▸ Directions:
Copy, in full, each line of the material that holds the word "this".

▸ Supplied information:
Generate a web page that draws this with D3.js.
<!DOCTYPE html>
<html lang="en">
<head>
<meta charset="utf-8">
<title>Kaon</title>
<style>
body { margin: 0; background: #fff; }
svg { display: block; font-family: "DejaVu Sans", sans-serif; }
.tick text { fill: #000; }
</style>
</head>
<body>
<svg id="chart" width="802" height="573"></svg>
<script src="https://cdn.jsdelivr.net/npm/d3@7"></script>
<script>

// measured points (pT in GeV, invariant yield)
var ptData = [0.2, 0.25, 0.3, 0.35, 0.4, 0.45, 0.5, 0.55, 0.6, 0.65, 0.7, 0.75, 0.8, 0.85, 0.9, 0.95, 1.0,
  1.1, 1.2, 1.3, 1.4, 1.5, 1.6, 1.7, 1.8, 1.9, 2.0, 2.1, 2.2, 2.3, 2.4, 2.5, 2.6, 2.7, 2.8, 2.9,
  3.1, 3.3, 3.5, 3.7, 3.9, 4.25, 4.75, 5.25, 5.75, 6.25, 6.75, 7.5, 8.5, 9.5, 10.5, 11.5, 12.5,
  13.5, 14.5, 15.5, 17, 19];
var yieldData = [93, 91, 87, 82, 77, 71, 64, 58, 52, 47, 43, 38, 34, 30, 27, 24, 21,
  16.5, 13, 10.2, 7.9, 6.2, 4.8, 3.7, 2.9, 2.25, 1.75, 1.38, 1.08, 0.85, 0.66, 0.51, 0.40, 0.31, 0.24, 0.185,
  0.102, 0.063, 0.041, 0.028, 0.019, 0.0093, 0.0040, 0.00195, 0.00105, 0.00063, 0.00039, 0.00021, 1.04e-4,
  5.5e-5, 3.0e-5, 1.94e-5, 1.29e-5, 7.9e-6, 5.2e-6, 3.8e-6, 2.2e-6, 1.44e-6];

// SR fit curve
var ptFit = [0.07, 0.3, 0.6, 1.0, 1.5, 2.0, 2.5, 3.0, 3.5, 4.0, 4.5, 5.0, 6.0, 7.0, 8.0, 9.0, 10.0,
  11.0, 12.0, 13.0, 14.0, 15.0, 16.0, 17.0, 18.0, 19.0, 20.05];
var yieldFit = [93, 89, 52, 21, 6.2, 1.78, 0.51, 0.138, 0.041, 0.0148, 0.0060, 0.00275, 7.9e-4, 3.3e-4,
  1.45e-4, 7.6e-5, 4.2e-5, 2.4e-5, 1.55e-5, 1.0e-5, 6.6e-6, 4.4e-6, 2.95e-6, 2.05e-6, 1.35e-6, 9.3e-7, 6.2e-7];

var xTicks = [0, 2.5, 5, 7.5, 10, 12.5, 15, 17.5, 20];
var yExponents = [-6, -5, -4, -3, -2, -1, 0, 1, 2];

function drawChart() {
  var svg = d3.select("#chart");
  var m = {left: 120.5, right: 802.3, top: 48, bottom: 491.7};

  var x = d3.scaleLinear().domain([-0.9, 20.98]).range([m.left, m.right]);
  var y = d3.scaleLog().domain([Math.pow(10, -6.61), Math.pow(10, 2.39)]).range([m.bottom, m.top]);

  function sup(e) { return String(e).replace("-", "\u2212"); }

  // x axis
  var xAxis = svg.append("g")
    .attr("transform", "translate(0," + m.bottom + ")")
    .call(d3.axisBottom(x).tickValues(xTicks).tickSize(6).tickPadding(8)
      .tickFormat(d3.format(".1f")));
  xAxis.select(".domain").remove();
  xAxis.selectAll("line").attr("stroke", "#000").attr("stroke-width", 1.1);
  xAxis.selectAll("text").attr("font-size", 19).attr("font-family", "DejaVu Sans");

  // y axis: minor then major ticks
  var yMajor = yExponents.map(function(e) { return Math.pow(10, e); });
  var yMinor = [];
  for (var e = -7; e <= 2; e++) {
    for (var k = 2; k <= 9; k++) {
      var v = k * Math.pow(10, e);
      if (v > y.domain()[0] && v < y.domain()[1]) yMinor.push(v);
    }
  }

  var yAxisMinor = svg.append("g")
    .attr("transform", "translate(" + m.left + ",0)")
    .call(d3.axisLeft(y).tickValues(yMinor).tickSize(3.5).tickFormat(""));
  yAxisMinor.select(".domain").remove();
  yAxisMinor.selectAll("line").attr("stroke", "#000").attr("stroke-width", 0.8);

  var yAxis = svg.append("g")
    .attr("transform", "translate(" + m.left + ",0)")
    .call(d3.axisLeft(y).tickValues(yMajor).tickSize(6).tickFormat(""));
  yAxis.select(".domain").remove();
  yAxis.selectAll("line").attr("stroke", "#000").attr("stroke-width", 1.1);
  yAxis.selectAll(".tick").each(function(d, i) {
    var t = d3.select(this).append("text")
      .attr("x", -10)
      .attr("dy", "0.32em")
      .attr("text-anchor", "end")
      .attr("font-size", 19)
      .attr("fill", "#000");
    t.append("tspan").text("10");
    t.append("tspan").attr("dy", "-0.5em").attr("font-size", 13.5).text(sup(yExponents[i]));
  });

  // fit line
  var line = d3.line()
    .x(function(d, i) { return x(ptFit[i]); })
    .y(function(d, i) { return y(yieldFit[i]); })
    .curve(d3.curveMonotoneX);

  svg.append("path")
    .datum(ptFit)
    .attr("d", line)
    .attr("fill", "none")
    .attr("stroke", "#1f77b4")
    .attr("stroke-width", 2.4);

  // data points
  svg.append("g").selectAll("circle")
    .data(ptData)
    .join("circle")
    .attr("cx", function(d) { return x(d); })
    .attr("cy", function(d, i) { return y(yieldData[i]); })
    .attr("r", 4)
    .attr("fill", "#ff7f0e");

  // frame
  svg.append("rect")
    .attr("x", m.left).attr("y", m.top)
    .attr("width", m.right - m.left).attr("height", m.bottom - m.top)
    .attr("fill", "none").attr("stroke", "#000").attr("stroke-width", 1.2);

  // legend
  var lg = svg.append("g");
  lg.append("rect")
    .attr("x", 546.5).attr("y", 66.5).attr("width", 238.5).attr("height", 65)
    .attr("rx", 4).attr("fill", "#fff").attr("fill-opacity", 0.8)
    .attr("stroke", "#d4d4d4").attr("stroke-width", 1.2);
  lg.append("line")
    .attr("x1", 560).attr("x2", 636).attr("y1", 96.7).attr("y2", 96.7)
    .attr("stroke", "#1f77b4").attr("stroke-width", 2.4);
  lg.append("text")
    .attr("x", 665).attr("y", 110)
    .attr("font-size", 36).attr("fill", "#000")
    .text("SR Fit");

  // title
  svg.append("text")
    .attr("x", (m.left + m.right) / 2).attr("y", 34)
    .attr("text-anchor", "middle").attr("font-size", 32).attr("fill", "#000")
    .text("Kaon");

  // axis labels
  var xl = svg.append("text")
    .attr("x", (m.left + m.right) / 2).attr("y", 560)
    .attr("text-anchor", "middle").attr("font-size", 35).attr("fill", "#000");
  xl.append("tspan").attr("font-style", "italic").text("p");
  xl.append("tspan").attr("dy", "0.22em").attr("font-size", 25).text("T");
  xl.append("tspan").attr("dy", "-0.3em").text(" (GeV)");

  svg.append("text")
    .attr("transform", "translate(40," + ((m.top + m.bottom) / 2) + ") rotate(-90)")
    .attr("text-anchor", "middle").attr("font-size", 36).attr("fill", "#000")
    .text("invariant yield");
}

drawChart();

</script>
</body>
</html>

▸ Full solution:
Generate a web page that draws this with D3.js.
    var t = d3.select(this).append("text")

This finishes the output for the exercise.